IL PRIMO INCARICO
Regia: Giorgia Cecere
Anno: 2011
Genere: drammatico
Durata: 86'
Voto: 5
Trama:
Nena, giovane di
bella presenza e con un buon livello culturale, vive nella Puglia
degli anni '50; di famiglia piccolo borghese ma non ricca, condivide
una relazione sentimentale con Francesco (Alberto Boll), rampollo di
ceto più facoltoso. Gli viene assegnato dal Provveditorato come
«primo incarico» una cattedra in Salento,
nella profonda provincia,
in un paesino sperduto e arretrato culturalmente. Una lettera del
fidanzato mette a repentaglio il suo piccolo mondo e...
Recensione:
Alla regista
Giorgia Cecere non bastano le collaborazioni di peso per imbastire un
esordio dietro la macchia da presa in grado di lasciare un solco.

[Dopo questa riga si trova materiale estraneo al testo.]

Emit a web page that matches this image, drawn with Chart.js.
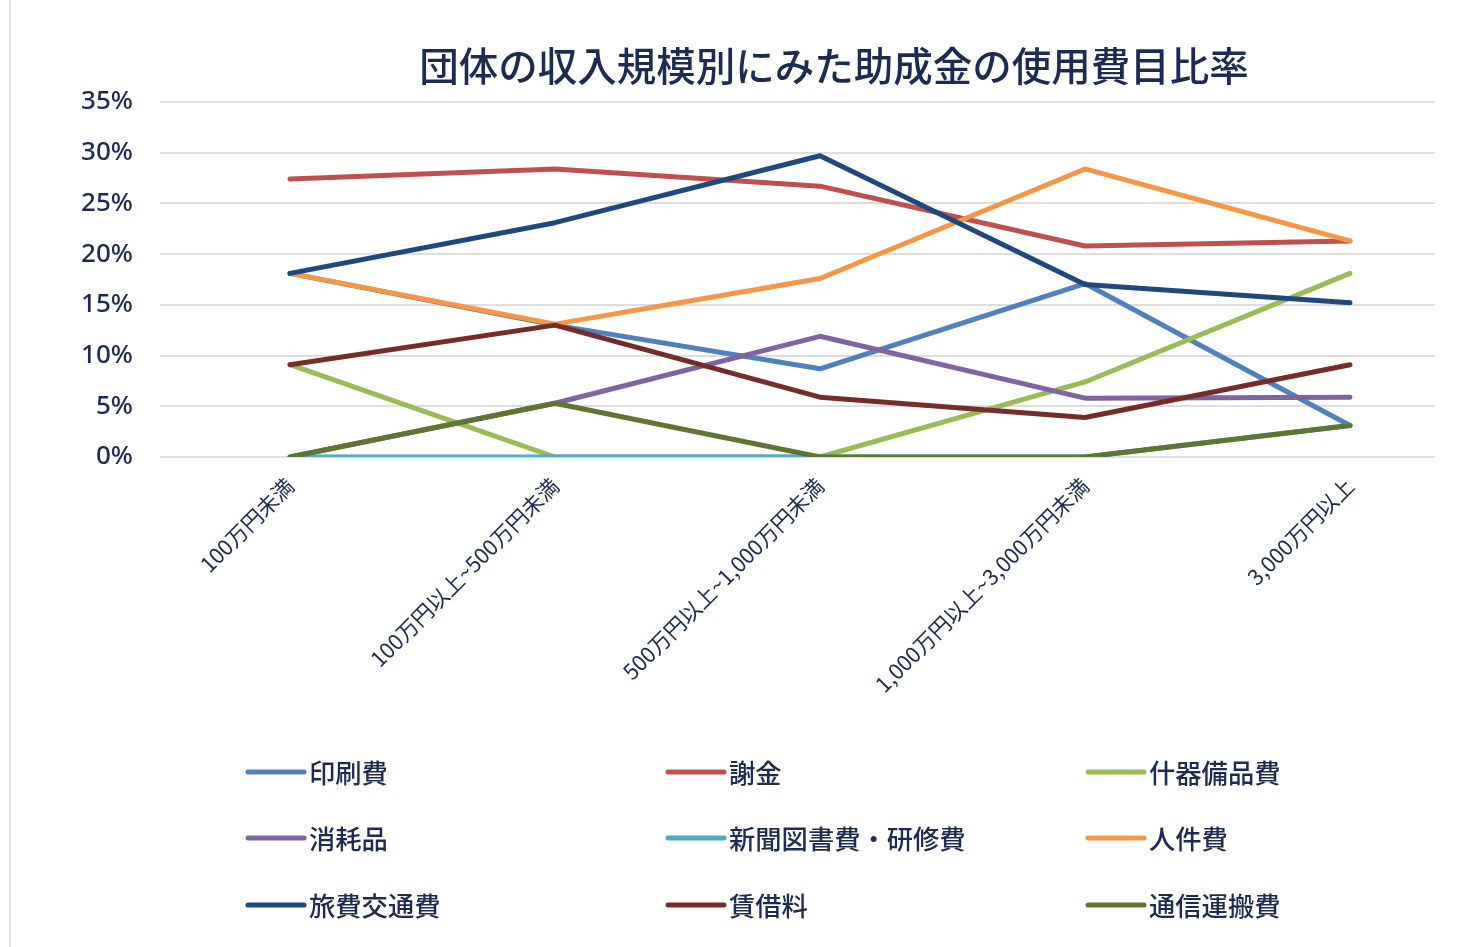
<!DOCTYPE html>
<html>
<head>
<meta charset="utf-8">
<script src="https://cdn.jsdelivr.net/npm/chart.js@4/dist/chart.umd.min.js"></script>
<style>
  html, body { margin: 0; padding: 0; background: #ffffff; }
  #wrap { width: 1461px; height: 947px; position: relative; }
</style>
</head>
<body>
<div id="wrap"><canvas id="c" width="1461" height="947"></canvas></div>
<script>
// 団体の収入規模別にみた助成金の使用費目比率（%）
const titleText = '団体の収入規模別にみた助成金の使用費目比率';

const categories = [
  '100万円未満',
  '100万円以上~500万円未満',
  '500万円以上~1,000万円未満',
  '1,000万円以上~3,000万円未満',
  '3,000万円以上'
];

const seriesNames = [
  '印刷費', '謝金', '什器備品費',
  '消耗品', '新聞図書費・研修費', '人件費',
  '旅費交通費', '賃借料', '通信運搬費'
];

const printing     = [18.1, 13.0,  8.7, 17.1,  3.1];
const honorarium   = [27.4, 28.4, 26.7, 20.8, 21.3];
const equipment    = [ 9.1,  0.0,  0.0,  7.4, 18.1];
const consumables  = [ 0.0,  5.3, 11.9,  5.8,  5.9];
const booksTraining= [ 0.0,  0.0,  0.0,  0.0,  3.1];
const personnel    = [18.1, 13.1, 17.6, 28.4, 21.3];
const travel       = [18.1, 23.1, 29.7, 17.0, 15.2];
const rent         = [ 9.1, 13.0,  5.9,  3.9,  9.1];
const communication= [ 0.0,  5.3,  0.0,  0.0,  3.1];

const yTicks = [0, 5, 10, 15, 20, 25, 30, 35];

const seriesValues = [
  printing, honorarium, equipment,
  consumables, booksTraining, personnel,
  travel, rent, communication
];

const seriesColors = [
  '#4f81bd', '#c0504d', '#9bbb59',
  '#8064a2', '#4bacc6', '#f79646',
  '#1f497d', '#772c2a', '#5f7530'
];

const textColor = '#1d2b53';

const datasets = seriesNames.map((name, i) => ({
  label: name,
  data: seriesValues[i].map((v, j) => ({ x: j, y: v })),
  borderColor: seriesColors[i],
  backgroundColor: seriesColors[i],
  borderWidth: 5,
  borderCapStyle: 'round',
  borderJoinStyle: 'round',
  pointRadius: 0,
  pointHoverRadius: 0,
  tension: 0,
  fill: false,
  // later series are painted over earlier ones
  order: seriesNames.length - i
}));

// title, frame line and three-column legend painted onto the canvas
const decorations = {
  id: 'decorations',
  beforeDraw(chart) {
    const ctx = chart.ctx;
    ctx.save();
    ctx.strokeStyle = '#e4e4e4';
    ctx.lineWidth = 2;
    ctx.beginPath();
    ctx.moveTo(10, 0);
    ctx.lineTo(10, chart.height);
    ctx.stroke();
    ctx.restore();
  },
  afterDraw(chart) {
    const ctx = chart.ctx;
    ctx.save();
    ctx.fillStyle = textColor;
    ctx.textAlign = 'center';
    ctx.textBaseline = 'middle';
    ctx.font = '500 39.5px "Noto Sans CJK JP", "Noto Sans", sans-serif';
    ctx.fillText(titleText, 834, 66);

    const colX = [248, 668, 1088];
    const rowY = [772, 838, 905];
    ctx.textAlign = 'left';
    ctx.font = '500 26.3px "Noto Sans CJK JP", "Noto Sans", sans-serif';
    chart.data.datasets.forEach((ds, i) => {
      const x = colX[i % 3];
      const y = rowY[Math.floor(i / 3)];
      ctx.strokeStyle = ds.borderColor;
      ctx.lineWidth = 5;
      ctx.lineCap = 'round';
      ctx.beginPath();
      ctx.moveTo(x, y);
      ctx.lineTo(x + 56, y);
      ctx.stroke();
      ctx.fillStyle = textColor;
      ctx.fillText(ds.label, x + 61, y + 1);
    });
    ctx.restore();
  }
};

new Chart(document.getElementById('c'), {
  type: 'line',
  data: { datasets },
  options: {
    responsive: false,
    animation: false,
    devicePixelRatio: 1,
    layout: { padding: { top: 102, right: 26, bottom: 0, left: 0 } },
    plugins: {
      legend: { display: false },
      title: { display: false },
      tooltip: { enabled: false }
    },
    scales: {
      x: {
        type: 'linear',
        min: -0.4906,
        max: 4.3208,
        afterBuildTicks: (scale) => {
          scale.ticks = categories.map((_, i) => ({ value: i }));
        },
        afterFit: (scale) => { scale.height = 490; },
        grid: { display: false, drawTicks: false },
        border: { display: false },
        ticks: {
          autoSkip: false,
          minRotation: 45,
          maxRotation: 45,
          padding: 16,
          color: textColor,
          font: { family: '"Noto Sans CJK JP", "Noto Sans", sans-serif', size: 21.5 },
          callback: (v) => categories[v] ?? ''
        }
      },
      y: {
        min: 0,
        max: 35,
        afterBuildTicks: (scale) => {
          scale.ticks = yTicks.map(v => ({ value: v }));
        },
        afterFit: (scale) => { scale.width = 160; },
        grid: { color: '#dedede', lineWidth: 2, drawTicks: false },
        border: { display: false },
        ticks: {
          padding: 27,
          color: textColor,
          font: { family: '"Noto Sans", sans-serif', size: 26, weight: '500' },
          callback: (v) => v + '%'
        }
      }
    }
  },
  plugins: [decorations]
});
</script>
</body>
</html>
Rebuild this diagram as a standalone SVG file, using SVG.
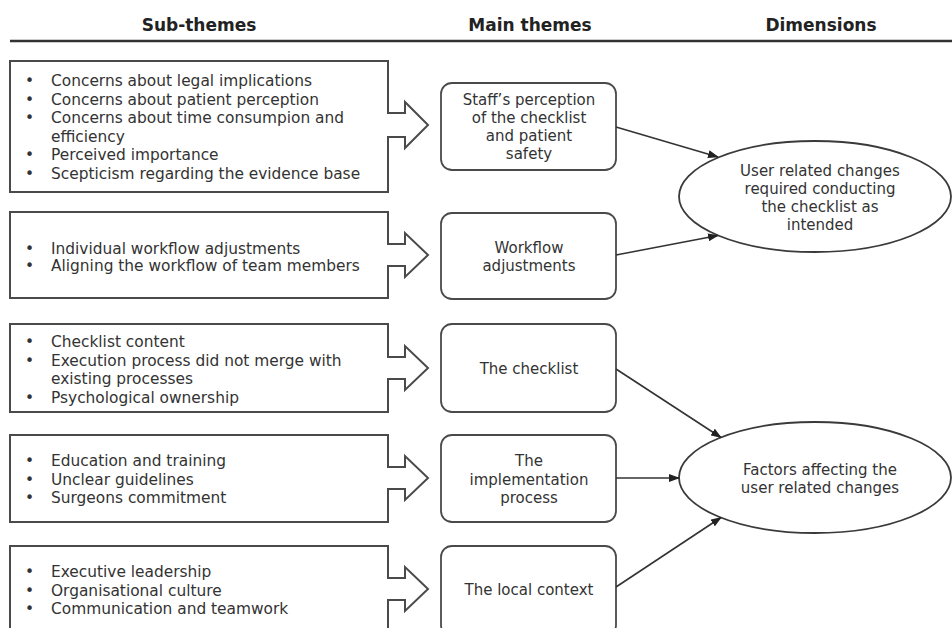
<svg xmlns="http://www.w3.org/2000/svg" width="952" height="628" viewBox="0 0 952 628">
<style>
.hdr{font-family:"DejaVu Sans","Verdana",sans-serif;font-weight:bold;font-size:17px;fill:#222;text-anchor:middle}
.t{font-family:"DejaVu Sans","Verdana",sans-serif;font-size:15px;fill:#333}
.s{font-size:15.4px}
.c{text-anchor:middle}
.sub{fill:#fff;stroke:#4a4a4a;stroke-width:2}
.main{fill:#fff;stroke:#4a4a4a;stroke-width:1.8}
.dim{fill:#fff;stroke:#3a3a3a;stroke-width:1.8}
.conn{fill:none;stroke:#333;stroke-width:1.6}
</style>
<defs>
<marker id="ah" markerWidth="11" markerHeight="8" refX="10" refY="4" orient="auto" markerUnits="userSpaceOnUse">
<path d="M0,0 L11,4 L0,8 Z" fill="#222"/>
</marker>
</defs>
<rect width="952" height="628" fill="#fff"/>
<g id="header">
<text class="hdr" x="199" y="31">Sub-themes</text>
<text class="hdr" x="530" y="31">Main themes</text>
<text class="hdr" x="821" y="31">Dimensions</text>
<line x1="10" y1="41" x2="952" y2="41" stroke="#333" stroke-width="2.6"/>
</g>

<g id="sub1">
<path class="sub" d="M10,61 H388 V113 H405 V102 L428,125 L405,148 V137 H388 V192 H10 Z"/>
<text class="t s" x="25" y="86">•</text><text class="t s" x="51" y="86">Concerns about legal implications</text>
<text class="t s" x="25" y="104.5">•</text><text class="t s" x="51" y="104.5">Concerns about patient perception</text>
<text class="t s" x="25" y="123">•</text><text class="t s" x="51" y="123">Concerns about time consumpion and</text>
<text class="t s" x="51" y="141.5">efficiency</text>
<text class="t s" x="25" y="160">•</text><text class="t s" x="51" y="160">Perceived importance</text>
<text class="t s" x="25" y="178.5">•</text><text class="t s" x="51" y="178.5">Scepticism regarding the evidence base</text>
</g>

<g id="sub2">
<path class="sub" d="M10,212 H388 V244 H405 V233 L428,255 L405,277 V266 H388 V298 H10 Z"/>
<text class="t s" x="25" y="253.5">•</text><text class="t s" x="51" y="253.5">Individual workflow adjustments</text>
<text class="t s" x="25" y="271">•</text><text class="t s" x="51" y="271">Aligning the workflow of team members</text>
</g>

<g id="sub3">
<path class="sub" d="M10,324 H388 V357 H405 V346 L428,368 L405,390 V379 H388 V412 H10 Z"/>
<text class="t s" x="25" y="347">•</text><text class="t s" x="51" y="347">Checklist content</text>
<text class="t s" x="25" y="365.5">•</text><text class="t s" x="51" y="365.5">Execution process did not merge with</text>
<text class="t s" x="51" y="384">existing processes</text>
<text class="t s" x="25" y="402.5">•</text><text class="t s" x="51" y="402.5">Psychological ownership</text>
</g>

<g id="sub4">
<path class="sub" d="M10,435 H388 V467 H405 V456 L428,478 L405,500 V489 H388 V522 H10 Z"/>
<text class="t s" x="25" y="466">•</text><text class="t s" x="51" y="466">Education and training</text>
<text class="t s" x="25" y="484.5">•</text><text class="t s" x="51" y="484.5">Unclear guidelines</text>
<text class="t s" x="25" y="503">•</text><text class="t s" x="51" y="503">Surgeons commitment</text>
</g>

<g id="sub5">
<path class="sub" d="M10,546 H388 V578 H405 V567 L428,589 L405,611 V600 H388 V636 H10 Z"/>
<text class="t s" x="25" y="577">•</text><text class="t s" x="51" y="577">Executive leadership</text>
<text class="t s" x="25" y="595.5">•</text><text class="t s" x="51" y="595.5">Organisational culture</text>
<text class="t s" x="25" y="614">•</text><text class="t s" x="51" y="614">Communication and teamwork</text>
</g>

<g id="main1">
<rect class="main" x="441" y="83" width="175" height="87" rx="11"/>
<text class="t c" x="529" y="105">Staff’s perception</text>
<text class="t c" x="529" y="123">of the checklist</text>
<text class="t c" x="529" y="141">and patient</text>
<text class="t c" x="529" y="159">safety</text>
</g>

<g id="main2">
<rect class="main" x="441" y="213" width="175" height="86" rx="11"/>
<text class="t c" x="529" y="252.5">Workflow</text>
<text class="t c" x="529" y="270.5">adjustments</text>
</g>

<g id="main3">
<rect class="main" x="441" y="324" width="175" height="88" rx="11"/>
<text class="t c" x="529" y="374">The checklist</text>
</g>

<g id="main4">
<rect class="main" x="441" y="435" width="175" height="87" rx="11"/>
<text class="t c" x="529" y="466">The</text>
<text class="t c" x="529" y="484.5">implementation</text>
<text class="t c" x="529" y="503">process</text>
</g>

<g id="main5">
<rect class="main" x="441" y="546" width="175" height="90" rx="11"/>
<text class="t c" x="529" y="595">The local context</text>
</g>

<g id="dim1">
<ellipse class="dim" cx="815" cy="196.5" rx="136" ry="55.5"/>
<text class="t c" x="820" y="175.5">User related changes</text>
<text class="t c" x="820" y="193.5">required conducting</text>
<text class="t c" x="820" y="211.5">the checklist as</text>
<text class="t c" x="820" y="229.5">intended</text>
</g>

<g id="dim2">
<ellipse class="dim" cx="815" cy="477.5" rx="136" ry="55.5"/>
<text class="t c" x="820" y="475">Factors affecting the</text>
<text class="t c" x="820" y="493">user related changes</text>
</g>

<g id="connectors">
<line class="conn" x1="616" y1="127" x2="718" y2="157" marker-end="url(#ah)"/>
<line class="conn" x1="616" y1="255" x2="718" y2="235.5" marker-end="url(#ah)"/>
<line class="conn" x1="616" y1="369" x2="721" y2="437.5" marker-end="url(#ah)"/>
<line class="conn" x1="616" y1="478" x2="679" y2="478" marker-end="url(#ah)"/>
<line class="conn" x1="616" y1="587" x2="721" y2="517.5" marker-end="url(#ah)"/>
</g>
</svg>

Assistente alla regia per Gianni Amelio, sceneggiatrice del
talentuoso cineasta salentino Edoardo Winspeare (e perfino scrittrice
di alcune puntate de «I cesaroni»), confeziona una storia semplice,
esile, rincorrendo l'anelito a un neo-realismo che in ultima analisi
diviene povertà di nerbo filmico.
Elemento che
risolleva le sorti della pellicola la presenza e la prova della
bravissima Isabella Ragonese, folletto sensibile e aggraziato
appartenente a quella virtuosa schiera di performers che amano
scegliere i lavori e rifuggono quello che va per la maggiore. Anche
in questo caso la sua prova attoriale rimanda alla buona
interiorizzazione del personaggio e piccole espressioni, forza visiva
e posture le consentono di colpire. Purtroppo non si può dire lo
stesso del resto del cast, i cui membri sono stati ricercati nel non
professionismo, scelta che, se non calibrata come in questo caso, dà
adito a una certa sterilità.
«Il primo
incarico» si trascina per neanche un'ora e mezzo fra gustosi
paesaggi del sud della Puglia, tentativi di inscenare il confronto
fra diversi livelli intellettivi, di mostrare quanto nella vita si
perdano occasioni per il bizzarro incrociarsi degli eventi e di come
si possa e si debba cambiare per andare avanti. Ma nulla qui è
dotato di capacità penetrativa: la fotografia e la macchina da presa
non hanno il coraggio di valorizzare i colori meravigliosi del
Salento, la classe di bambini sembra non avere alcuna utilità
drammaturgica, i personaggi di contorno non mordono per niente, non
si registrano guizzi che calamitino l'attenzione. Inoltre il mondo
paesano degli anni '50 nel meridione d'Italia non ha carattere, non è
sviscerato o, se viene approfondito, tale intento rimane muto, zoppo,
poco incisivo.
Di più: alcune
scelte di sceneggiatura fanno storcere il naso in un paio di
occasioni prevedendo mutamenti troppo repentini.
Insomma
un'occasione sprecata per un progetto che presumibilmente è partito
con passione, entusiasmo e interesse per le piccolezze dei sentimenti
e della vita in genere. Ma che, presentato alla 67° mostra del cinema di Venezia
e girato fra i comuni di Cisternino e Castrignagno del capo, soffre di varie
falle francamente palesi. Intellettualmente ricca (la scrittura della
sceneggiatura è stata concepita dalla regista con il pittore cinese
Xiang-Yang e lo scrittore Pierpaolo Pirone), la Cecere speriamo abbia
altre occasioni di mostrare il suo valore.